[begin Records supplied]

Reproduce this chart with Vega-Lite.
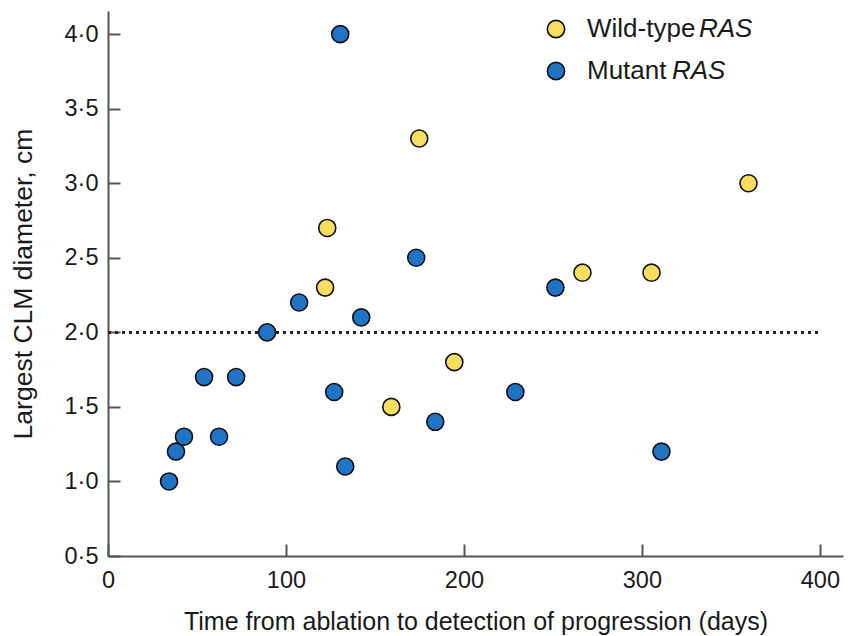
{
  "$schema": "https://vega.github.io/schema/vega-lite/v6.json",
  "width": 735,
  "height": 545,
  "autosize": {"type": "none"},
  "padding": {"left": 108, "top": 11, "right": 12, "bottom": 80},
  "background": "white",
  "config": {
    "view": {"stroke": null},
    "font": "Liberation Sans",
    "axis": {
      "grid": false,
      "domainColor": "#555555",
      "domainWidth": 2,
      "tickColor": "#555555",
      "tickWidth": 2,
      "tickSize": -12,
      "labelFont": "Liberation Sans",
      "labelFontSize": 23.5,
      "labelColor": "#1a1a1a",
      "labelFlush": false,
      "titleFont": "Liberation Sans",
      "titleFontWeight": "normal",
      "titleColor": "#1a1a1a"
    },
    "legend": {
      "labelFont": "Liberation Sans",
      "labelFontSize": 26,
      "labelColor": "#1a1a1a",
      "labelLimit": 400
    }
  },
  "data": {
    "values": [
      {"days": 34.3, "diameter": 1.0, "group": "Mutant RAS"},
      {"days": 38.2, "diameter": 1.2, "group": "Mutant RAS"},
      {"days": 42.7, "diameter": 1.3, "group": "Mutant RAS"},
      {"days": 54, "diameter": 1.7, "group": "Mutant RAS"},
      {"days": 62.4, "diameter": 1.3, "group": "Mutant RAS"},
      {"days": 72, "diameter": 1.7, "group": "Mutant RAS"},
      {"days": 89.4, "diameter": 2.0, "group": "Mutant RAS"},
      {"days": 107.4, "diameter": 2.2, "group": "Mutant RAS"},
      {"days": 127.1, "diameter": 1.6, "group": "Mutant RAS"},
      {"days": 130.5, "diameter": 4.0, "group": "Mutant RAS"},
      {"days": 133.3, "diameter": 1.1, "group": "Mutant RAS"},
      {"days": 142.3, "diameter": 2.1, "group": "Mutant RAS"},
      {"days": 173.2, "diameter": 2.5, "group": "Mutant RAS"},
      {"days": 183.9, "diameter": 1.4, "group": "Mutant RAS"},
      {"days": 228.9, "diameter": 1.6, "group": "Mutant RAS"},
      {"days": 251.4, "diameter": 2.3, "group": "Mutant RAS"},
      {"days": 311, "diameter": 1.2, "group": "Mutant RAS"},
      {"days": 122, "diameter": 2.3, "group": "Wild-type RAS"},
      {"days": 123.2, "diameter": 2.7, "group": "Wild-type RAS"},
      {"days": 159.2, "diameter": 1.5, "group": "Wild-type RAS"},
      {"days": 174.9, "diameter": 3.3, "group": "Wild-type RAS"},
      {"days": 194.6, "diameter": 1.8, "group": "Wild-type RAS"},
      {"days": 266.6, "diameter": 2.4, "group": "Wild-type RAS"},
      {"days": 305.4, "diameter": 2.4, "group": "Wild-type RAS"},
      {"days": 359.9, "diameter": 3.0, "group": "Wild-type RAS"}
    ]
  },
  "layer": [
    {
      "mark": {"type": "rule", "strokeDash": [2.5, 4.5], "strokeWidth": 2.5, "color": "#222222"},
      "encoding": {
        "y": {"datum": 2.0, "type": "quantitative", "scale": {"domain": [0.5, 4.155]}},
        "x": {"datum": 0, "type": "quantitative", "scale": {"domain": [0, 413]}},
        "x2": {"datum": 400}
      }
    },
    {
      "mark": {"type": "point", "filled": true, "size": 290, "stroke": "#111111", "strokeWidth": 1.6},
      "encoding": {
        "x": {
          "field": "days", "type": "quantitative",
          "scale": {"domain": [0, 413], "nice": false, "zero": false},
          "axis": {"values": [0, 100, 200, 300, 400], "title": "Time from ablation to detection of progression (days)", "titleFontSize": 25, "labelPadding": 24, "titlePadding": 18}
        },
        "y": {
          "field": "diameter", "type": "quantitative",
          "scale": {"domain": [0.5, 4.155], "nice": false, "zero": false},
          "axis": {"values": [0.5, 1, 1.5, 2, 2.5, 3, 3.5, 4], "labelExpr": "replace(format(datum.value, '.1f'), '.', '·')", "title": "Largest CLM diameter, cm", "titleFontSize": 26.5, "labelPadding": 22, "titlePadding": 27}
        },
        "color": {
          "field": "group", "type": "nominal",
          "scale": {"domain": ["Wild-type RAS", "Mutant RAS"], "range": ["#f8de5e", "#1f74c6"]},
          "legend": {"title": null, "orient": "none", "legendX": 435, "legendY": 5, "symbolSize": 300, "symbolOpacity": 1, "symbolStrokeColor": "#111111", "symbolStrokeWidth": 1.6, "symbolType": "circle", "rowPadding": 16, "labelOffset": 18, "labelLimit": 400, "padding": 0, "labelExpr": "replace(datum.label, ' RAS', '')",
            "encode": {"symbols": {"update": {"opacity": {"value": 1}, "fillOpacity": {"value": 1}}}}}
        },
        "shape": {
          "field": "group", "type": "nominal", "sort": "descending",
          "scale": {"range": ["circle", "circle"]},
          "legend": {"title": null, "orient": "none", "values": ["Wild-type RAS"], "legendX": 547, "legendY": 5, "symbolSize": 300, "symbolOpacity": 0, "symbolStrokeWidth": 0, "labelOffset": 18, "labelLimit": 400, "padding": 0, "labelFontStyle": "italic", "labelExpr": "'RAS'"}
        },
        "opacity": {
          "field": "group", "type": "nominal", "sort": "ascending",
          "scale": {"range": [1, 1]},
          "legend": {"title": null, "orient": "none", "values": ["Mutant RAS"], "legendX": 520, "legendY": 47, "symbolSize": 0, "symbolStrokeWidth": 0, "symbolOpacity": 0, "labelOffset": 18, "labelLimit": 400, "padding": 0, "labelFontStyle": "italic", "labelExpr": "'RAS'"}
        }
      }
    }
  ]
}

[end Records supplied]
[begin Records supplied]

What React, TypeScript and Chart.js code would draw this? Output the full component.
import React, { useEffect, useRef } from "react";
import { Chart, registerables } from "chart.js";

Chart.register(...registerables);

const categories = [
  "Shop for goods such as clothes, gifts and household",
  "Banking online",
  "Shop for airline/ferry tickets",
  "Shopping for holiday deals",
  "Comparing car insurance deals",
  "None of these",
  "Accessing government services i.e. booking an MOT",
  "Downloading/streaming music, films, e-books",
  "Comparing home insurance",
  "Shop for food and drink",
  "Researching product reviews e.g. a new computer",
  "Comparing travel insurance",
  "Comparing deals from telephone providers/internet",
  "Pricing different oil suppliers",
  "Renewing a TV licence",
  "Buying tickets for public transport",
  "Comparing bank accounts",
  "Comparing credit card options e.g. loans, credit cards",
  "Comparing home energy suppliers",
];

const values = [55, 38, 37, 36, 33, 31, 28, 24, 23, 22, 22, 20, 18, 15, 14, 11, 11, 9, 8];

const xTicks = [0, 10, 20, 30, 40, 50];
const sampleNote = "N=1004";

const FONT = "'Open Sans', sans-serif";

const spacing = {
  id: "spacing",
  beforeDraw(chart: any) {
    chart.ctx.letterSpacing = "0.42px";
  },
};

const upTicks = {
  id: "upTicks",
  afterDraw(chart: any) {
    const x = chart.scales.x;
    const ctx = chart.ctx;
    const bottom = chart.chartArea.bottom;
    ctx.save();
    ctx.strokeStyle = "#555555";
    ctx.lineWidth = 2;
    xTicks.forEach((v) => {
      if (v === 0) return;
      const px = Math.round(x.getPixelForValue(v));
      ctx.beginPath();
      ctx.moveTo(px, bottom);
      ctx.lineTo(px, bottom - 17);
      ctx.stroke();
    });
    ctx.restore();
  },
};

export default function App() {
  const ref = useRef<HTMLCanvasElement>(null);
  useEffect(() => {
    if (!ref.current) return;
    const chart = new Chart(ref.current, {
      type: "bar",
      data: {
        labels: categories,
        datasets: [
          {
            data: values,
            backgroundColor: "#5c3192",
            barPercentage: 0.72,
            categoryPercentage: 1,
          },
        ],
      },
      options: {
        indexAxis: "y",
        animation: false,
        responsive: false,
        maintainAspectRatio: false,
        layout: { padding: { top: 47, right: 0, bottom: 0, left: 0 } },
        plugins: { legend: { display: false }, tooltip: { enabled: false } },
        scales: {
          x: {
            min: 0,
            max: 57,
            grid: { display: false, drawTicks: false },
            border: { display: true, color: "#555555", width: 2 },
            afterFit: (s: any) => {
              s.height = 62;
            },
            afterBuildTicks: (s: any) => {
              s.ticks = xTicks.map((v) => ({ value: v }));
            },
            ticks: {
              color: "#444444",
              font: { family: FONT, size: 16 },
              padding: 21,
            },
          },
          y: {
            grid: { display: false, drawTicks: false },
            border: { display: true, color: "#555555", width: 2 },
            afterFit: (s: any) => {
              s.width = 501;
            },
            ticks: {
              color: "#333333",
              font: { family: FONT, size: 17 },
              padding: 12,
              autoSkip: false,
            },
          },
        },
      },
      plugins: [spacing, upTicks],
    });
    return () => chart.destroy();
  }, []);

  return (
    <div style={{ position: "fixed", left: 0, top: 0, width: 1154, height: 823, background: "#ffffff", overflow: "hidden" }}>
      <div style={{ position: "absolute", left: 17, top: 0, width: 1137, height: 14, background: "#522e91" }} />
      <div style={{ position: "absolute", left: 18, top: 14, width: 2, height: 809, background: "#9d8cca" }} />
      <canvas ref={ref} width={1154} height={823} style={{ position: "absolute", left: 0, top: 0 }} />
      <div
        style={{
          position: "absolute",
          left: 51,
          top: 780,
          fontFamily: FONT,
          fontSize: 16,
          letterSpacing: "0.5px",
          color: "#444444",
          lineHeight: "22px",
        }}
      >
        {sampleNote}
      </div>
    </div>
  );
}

[end Records supplied]

**Objective**
Look for the word "this" in every line of the listing and copy the lines that have it.

**Full solution**
Reproduce this chart with Vega-Lite.
What React, TypeScript and Chart.js code would draw this? Output the full component.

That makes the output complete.